In the listing that follows, retype every line from the first through the one containing "nan = np.nan". Pictures are to be left out.

-------- Supplied data --------

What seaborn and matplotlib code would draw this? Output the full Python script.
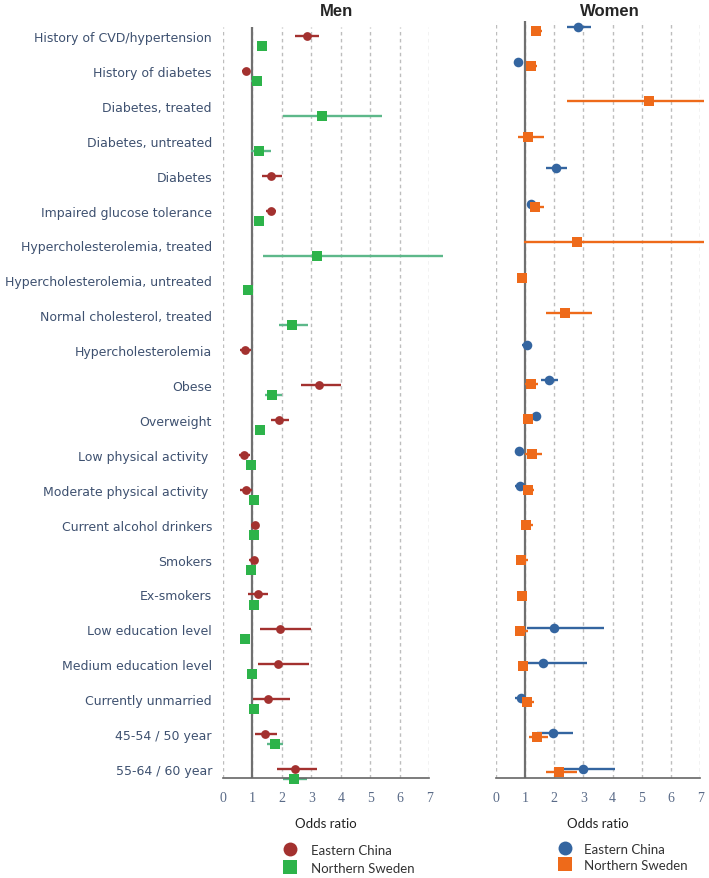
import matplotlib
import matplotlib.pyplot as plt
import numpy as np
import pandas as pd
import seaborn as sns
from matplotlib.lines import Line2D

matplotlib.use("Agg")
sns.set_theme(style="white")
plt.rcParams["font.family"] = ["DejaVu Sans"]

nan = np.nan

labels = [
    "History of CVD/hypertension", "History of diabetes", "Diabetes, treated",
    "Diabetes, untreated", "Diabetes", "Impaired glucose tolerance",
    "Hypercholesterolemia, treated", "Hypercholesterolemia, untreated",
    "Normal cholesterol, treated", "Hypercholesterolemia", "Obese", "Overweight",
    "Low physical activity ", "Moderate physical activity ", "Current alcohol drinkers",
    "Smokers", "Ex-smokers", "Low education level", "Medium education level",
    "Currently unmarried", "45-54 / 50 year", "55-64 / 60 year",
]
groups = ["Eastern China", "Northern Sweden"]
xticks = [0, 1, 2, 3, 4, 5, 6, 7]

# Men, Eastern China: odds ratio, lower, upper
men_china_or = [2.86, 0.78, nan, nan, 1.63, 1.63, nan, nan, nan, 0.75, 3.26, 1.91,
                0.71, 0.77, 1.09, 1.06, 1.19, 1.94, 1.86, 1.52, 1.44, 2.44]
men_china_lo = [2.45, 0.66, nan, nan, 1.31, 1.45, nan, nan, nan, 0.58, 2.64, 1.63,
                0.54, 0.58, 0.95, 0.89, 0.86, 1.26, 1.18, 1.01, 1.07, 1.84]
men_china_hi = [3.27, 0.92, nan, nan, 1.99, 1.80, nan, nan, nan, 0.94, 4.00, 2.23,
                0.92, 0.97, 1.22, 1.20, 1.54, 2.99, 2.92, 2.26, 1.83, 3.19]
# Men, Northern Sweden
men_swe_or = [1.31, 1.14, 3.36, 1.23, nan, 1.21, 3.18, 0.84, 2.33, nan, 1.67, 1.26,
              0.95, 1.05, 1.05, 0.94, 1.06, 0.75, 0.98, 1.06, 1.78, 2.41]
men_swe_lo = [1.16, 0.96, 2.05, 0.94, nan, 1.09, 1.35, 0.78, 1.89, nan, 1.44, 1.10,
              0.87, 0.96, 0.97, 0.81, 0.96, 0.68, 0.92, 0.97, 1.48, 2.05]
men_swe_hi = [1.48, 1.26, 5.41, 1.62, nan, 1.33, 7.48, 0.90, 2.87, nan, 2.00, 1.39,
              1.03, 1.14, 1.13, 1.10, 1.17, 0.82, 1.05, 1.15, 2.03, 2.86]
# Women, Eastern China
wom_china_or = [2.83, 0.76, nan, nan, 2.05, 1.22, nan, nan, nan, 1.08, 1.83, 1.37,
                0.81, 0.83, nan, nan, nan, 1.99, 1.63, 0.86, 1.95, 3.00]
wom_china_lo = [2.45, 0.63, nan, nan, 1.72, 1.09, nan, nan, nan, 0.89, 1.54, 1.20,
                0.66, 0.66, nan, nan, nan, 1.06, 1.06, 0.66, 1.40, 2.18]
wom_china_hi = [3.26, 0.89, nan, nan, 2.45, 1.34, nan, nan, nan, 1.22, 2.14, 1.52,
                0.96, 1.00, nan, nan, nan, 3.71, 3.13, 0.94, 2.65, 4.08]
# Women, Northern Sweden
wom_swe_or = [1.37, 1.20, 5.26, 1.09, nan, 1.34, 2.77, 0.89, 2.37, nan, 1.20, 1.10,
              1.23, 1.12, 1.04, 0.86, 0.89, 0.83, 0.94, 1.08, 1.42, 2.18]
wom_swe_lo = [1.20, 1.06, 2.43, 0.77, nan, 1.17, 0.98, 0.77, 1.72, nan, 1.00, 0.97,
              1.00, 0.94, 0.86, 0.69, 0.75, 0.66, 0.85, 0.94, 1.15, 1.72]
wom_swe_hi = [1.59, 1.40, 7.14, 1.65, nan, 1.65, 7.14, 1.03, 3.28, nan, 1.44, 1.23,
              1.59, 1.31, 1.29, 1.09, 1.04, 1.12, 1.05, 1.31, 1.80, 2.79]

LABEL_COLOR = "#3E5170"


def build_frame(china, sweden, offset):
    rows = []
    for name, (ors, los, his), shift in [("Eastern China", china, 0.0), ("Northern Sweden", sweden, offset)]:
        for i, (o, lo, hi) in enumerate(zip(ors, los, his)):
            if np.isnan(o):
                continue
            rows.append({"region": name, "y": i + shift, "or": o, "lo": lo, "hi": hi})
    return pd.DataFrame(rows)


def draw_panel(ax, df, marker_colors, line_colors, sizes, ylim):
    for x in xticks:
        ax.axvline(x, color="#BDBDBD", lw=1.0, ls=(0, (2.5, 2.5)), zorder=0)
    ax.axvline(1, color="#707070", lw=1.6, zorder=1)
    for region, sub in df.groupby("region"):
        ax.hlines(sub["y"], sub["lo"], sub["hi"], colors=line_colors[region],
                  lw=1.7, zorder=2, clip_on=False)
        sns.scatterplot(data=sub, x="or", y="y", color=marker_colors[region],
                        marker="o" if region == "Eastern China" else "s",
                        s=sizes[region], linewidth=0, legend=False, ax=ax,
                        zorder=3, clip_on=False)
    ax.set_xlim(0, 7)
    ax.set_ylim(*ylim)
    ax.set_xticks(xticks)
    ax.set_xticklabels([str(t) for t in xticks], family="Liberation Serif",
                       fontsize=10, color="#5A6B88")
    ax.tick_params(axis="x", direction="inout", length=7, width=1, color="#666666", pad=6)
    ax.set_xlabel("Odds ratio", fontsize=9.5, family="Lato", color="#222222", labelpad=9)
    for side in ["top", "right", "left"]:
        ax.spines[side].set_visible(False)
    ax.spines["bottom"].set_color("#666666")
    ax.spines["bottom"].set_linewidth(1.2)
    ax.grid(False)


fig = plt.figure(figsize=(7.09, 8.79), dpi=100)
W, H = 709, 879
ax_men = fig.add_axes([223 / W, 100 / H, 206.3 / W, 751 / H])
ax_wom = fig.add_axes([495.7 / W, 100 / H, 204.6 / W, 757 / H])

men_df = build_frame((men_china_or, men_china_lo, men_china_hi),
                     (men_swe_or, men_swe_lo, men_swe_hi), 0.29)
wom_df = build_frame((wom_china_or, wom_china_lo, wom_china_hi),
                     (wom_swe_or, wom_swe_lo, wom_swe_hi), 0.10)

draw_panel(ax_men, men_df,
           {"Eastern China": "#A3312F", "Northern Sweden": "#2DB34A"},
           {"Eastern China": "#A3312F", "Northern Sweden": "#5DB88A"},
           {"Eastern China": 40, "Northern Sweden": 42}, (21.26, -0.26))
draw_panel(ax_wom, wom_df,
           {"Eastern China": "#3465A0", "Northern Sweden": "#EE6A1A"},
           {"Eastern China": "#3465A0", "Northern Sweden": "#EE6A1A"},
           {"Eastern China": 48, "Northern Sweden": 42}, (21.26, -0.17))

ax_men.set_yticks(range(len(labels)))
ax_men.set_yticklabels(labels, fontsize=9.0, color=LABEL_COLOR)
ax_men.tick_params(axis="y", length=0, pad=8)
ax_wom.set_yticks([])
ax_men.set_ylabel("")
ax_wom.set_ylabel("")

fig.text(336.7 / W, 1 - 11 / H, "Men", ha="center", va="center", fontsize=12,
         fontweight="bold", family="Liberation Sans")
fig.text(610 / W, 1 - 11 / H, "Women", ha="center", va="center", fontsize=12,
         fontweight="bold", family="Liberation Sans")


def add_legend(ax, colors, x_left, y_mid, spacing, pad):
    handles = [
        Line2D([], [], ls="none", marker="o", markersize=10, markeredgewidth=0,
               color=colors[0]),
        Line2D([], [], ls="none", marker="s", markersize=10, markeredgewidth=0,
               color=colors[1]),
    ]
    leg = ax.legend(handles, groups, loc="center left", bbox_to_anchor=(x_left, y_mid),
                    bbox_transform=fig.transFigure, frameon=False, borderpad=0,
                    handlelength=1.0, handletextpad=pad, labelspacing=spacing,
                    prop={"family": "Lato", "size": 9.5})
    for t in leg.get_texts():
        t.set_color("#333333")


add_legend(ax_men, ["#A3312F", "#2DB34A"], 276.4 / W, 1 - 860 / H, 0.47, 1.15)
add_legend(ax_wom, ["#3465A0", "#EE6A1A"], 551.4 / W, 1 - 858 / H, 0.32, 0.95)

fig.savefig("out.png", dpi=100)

--------

Correct result >>
What seaborn and matplotlib code would draw this? Output the full Python script.
import matplotlib
import matplotlib.pyplot as plt
import numpy as np
import pandas as pd
import seaborn as sns
from matplotlib.lines import Line2D

matplotlib.use("Agg")
sns.set_theme(style="white")
plt.rcParams["font.family"] = ["DejaVu Sans"]

nan = np.nan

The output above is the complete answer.